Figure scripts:

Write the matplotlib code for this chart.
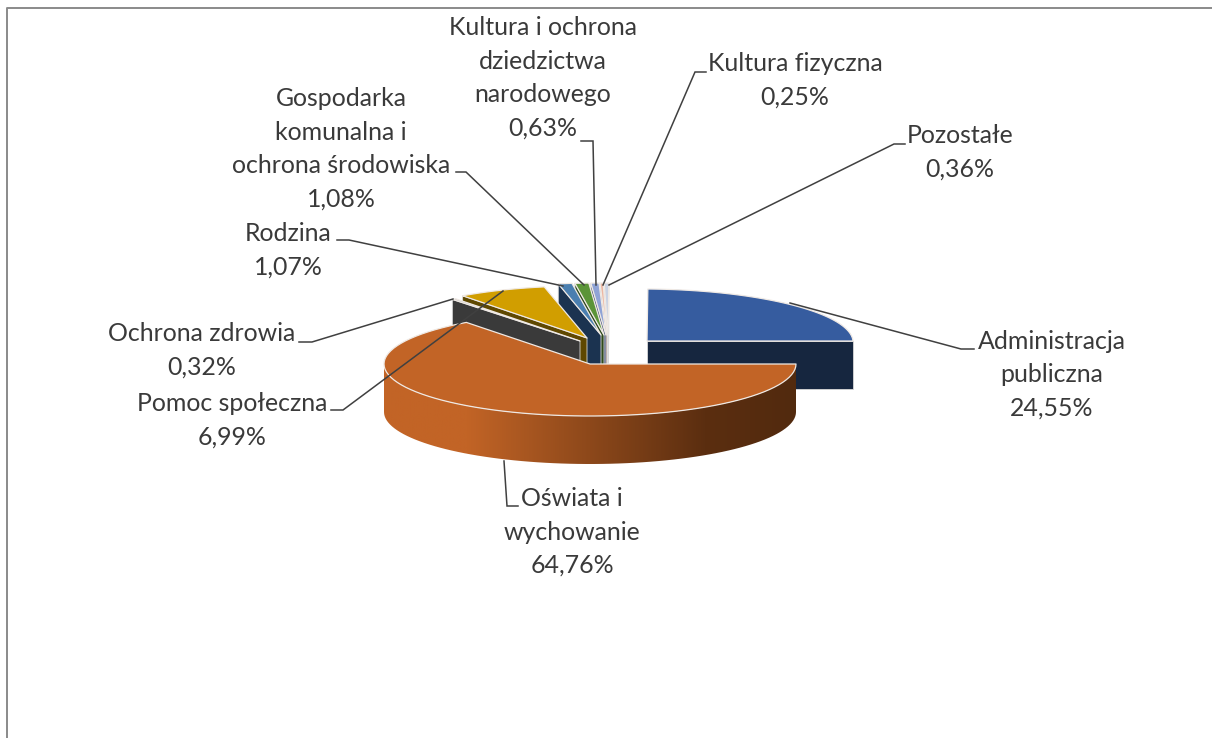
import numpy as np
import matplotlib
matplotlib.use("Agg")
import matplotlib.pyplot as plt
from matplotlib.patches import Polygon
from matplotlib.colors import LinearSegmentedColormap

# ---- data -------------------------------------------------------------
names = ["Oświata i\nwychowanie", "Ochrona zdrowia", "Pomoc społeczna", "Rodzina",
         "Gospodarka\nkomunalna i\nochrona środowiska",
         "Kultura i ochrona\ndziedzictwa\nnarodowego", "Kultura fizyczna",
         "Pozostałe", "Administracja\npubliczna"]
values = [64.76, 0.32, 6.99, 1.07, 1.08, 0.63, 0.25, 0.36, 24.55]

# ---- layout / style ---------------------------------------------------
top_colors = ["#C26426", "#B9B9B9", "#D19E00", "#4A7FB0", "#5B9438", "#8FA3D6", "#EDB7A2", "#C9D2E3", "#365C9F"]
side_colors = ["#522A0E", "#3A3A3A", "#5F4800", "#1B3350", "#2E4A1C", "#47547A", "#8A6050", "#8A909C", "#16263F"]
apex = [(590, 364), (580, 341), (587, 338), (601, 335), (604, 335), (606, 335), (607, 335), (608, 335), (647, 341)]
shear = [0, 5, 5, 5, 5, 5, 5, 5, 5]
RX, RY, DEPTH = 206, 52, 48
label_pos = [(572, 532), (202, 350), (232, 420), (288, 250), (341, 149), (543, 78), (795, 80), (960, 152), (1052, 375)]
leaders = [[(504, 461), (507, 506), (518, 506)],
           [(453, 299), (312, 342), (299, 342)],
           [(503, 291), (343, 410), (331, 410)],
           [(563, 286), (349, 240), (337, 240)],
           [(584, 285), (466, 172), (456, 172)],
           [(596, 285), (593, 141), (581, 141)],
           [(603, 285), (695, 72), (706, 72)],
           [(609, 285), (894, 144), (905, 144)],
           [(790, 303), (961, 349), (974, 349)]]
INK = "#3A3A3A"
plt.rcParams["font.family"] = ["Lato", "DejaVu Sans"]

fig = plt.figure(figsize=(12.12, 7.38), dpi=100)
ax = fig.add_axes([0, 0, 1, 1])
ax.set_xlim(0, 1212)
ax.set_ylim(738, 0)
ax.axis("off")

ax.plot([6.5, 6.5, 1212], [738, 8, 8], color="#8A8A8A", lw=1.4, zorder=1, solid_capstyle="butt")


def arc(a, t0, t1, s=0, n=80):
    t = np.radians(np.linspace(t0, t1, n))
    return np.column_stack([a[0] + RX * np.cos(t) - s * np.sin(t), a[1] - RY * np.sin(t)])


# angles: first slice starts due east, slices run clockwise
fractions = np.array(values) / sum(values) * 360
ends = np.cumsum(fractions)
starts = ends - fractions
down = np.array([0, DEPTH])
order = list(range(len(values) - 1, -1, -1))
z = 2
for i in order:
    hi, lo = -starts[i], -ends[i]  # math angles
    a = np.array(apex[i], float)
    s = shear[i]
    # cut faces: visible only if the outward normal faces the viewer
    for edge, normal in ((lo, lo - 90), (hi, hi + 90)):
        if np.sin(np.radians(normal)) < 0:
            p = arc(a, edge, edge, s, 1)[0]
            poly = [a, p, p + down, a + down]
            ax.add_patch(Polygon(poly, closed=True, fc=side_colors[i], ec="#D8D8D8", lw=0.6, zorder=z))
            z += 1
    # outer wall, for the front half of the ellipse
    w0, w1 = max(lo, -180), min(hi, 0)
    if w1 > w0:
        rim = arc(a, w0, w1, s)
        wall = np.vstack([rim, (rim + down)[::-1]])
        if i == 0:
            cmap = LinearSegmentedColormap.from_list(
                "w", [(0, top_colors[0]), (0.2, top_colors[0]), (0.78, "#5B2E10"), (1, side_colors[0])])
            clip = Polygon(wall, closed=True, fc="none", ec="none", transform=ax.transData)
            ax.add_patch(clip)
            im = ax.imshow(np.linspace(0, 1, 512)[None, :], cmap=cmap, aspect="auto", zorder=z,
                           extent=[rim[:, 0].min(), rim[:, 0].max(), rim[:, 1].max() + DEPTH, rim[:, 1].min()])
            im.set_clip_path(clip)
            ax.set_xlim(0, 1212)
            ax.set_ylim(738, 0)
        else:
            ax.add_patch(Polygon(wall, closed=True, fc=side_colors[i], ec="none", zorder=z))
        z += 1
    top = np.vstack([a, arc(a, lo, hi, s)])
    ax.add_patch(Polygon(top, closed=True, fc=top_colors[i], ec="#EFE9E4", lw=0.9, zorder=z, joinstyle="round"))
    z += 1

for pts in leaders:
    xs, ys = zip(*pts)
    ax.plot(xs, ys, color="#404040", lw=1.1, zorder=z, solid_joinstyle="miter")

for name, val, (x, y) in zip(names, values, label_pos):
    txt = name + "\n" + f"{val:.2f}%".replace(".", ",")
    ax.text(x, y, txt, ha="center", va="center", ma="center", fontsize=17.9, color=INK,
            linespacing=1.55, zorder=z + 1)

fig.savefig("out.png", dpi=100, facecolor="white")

* * *

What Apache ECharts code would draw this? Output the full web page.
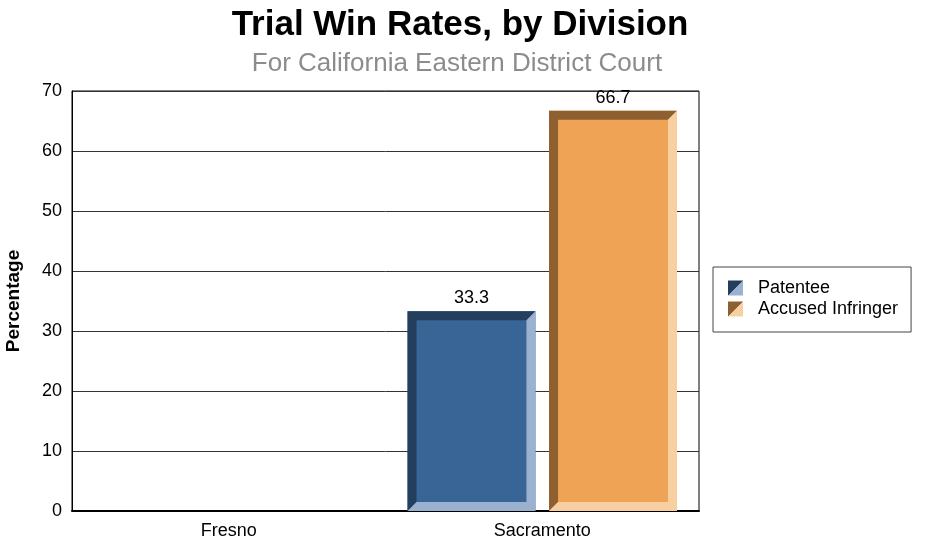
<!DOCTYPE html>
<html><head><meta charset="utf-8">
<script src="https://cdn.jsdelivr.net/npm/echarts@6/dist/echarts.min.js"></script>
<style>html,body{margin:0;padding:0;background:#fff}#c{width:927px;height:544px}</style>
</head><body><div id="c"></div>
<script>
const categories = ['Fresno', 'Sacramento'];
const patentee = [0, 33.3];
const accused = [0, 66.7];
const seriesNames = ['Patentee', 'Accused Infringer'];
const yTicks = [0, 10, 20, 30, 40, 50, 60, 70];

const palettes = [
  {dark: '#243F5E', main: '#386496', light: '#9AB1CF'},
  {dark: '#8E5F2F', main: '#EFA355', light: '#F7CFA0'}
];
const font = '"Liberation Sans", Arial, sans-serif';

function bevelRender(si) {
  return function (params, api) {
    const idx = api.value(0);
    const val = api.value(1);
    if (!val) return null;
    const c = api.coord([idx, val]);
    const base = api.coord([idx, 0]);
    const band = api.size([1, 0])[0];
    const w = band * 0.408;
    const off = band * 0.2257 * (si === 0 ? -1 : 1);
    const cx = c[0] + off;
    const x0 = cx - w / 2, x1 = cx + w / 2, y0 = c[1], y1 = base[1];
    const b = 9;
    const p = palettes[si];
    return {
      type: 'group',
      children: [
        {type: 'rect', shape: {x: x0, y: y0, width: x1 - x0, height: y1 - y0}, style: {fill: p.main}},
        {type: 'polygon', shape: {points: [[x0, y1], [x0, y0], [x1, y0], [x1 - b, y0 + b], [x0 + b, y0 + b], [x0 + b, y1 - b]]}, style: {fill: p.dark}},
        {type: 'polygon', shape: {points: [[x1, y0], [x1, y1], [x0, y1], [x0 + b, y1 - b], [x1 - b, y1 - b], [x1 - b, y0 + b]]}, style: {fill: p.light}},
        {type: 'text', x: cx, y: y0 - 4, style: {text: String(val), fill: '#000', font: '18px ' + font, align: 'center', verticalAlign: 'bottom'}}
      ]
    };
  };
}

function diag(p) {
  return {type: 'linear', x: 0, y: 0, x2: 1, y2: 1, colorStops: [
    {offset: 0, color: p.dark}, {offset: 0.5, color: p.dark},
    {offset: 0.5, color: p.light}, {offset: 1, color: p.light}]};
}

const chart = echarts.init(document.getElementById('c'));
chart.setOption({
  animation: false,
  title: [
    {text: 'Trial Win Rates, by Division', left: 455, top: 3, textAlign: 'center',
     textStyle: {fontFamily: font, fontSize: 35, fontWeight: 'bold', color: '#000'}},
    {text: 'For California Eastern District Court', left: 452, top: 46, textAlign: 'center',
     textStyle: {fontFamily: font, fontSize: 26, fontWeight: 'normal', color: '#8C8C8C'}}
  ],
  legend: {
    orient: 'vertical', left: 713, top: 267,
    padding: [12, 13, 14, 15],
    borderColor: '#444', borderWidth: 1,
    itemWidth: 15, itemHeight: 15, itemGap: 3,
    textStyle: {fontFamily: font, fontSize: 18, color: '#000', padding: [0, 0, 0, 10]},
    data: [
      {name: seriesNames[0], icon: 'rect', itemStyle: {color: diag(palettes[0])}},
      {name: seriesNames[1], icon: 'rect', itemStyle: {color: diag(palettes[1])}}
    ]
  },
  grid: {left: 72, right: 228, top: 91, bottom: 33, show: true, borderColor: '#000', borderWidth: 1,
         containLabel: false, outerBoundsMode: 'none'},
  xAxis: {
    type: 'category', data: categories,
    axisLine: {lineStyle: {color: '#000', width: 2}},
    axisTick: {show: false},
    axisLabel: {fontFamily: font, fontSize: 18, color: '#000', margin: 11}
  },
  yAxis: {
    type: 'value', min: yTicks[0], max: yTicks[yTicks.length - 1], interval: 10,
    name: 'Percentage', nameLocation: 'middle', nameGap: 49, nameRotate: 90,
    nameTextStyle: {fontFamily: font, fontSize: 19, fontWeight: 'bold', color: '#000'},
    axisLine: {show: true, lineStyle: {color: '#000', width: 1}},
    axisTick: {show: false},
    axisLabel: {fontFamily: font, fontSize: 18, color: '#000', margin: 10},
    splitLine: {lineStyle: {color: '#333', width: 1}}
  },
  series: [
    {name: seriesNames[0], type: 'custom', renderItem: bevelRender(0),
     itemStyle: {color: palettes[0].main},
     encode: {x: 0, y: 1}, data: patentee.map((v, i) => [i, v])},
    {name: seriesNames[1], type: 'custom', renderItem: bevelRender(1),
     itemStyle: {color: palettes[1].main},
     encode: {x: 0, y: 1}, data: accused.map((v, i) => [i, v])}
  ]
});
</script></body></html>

--

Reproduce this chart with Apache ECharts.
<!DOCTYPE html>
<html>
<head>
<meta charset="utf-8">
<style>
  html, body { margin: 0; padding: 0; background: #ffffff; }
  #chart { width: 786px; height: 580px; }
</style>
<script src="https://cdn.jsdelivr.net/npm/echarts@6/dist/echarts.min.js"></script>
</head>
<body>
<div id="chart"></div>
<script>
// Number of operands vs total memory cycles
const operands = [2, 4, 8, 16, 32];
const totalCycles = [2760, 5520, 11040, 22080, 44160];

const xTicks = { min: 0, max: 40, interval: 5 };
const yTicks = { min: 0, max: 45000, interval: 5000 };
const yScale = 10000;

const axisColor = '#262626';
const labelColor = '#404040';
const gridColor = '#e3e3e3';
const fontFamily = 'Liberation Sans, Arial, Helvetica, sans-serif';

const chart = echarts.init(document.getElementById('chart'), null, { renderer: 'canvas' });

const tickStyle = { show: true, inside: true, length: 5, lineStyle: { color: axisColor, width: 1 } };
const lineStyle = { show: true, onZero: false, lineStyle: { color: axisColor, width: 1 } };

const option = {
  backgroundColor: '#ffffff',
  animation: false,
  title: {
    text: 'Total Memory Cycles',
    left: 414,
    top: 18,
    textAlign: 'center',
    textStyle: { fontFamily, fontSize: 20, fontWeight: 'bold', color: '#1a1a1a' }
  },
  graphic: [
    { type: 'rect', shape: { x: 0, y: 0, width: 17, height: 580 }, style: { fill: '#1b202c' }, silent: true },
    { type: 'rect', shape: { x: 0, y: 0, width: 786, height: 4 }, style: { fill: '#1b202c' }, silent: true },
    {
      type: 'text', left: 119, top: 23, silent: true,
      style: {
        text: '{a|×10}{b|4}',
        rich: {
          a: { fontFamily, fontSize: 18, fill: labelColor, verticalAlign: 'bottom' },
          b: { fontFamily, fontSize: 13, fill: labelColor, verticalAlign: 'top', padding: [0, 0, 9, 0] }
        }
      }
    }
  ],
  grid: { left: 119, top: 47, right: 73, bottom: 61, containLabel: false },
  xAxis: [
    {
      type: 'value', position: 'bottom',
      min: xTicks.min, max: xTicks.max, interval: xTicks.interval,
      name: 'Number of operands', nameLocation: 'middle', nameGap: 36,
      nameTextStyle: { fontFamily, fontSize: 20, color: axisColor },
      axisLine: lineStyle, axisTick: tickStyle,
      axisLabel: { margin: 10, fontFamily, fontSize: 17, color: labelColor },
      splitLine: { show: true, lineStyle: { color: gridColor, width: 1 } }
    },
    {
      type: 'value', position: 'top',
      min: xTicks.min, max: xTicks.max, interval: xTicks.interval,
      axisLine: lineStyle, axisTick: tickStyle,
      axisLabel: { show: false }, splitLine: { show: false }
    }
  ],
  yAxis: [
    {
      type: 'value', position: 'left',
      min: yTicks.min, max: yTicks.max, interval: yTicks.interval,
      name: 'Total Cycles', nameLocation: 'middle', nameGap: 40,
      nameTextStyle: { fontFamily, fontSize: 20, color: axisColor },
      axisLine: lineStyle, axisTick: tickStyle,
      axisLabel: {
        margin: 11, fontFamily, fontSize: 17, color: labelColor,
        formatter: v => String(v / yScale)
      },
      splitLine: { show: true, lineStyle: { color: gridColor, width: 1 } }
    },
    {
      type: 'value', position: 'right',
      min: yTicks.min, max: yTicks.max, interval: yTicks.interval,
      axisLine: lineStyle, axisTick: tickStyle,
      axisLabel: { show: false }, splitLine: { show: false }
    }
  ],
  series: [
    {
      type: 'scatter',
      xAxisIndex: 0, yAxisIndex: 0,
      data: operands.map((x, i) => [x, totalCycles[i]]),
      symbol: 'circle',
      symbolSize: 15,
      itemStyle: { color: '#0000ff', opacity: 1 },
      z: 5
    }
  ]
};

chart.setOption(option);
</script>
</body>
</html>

= EXERCISE DETAILS =
Go back to the listing above and reproduce, exactly, the stretch from the line bearing "Write the matplotlib code for this chart." through the line bearing "from matplotlib.colors import", without its pictures.

= EXPECTED OUTPUT =
Write the matplotlib code for this chart.
import numpy as np
import matplotlib
matplotlib.use("Agg")
import matplotlib.pyplot as plt
from matplotlib.patches import Polygon
from matplotlib.colors import LinearSegmentedColormap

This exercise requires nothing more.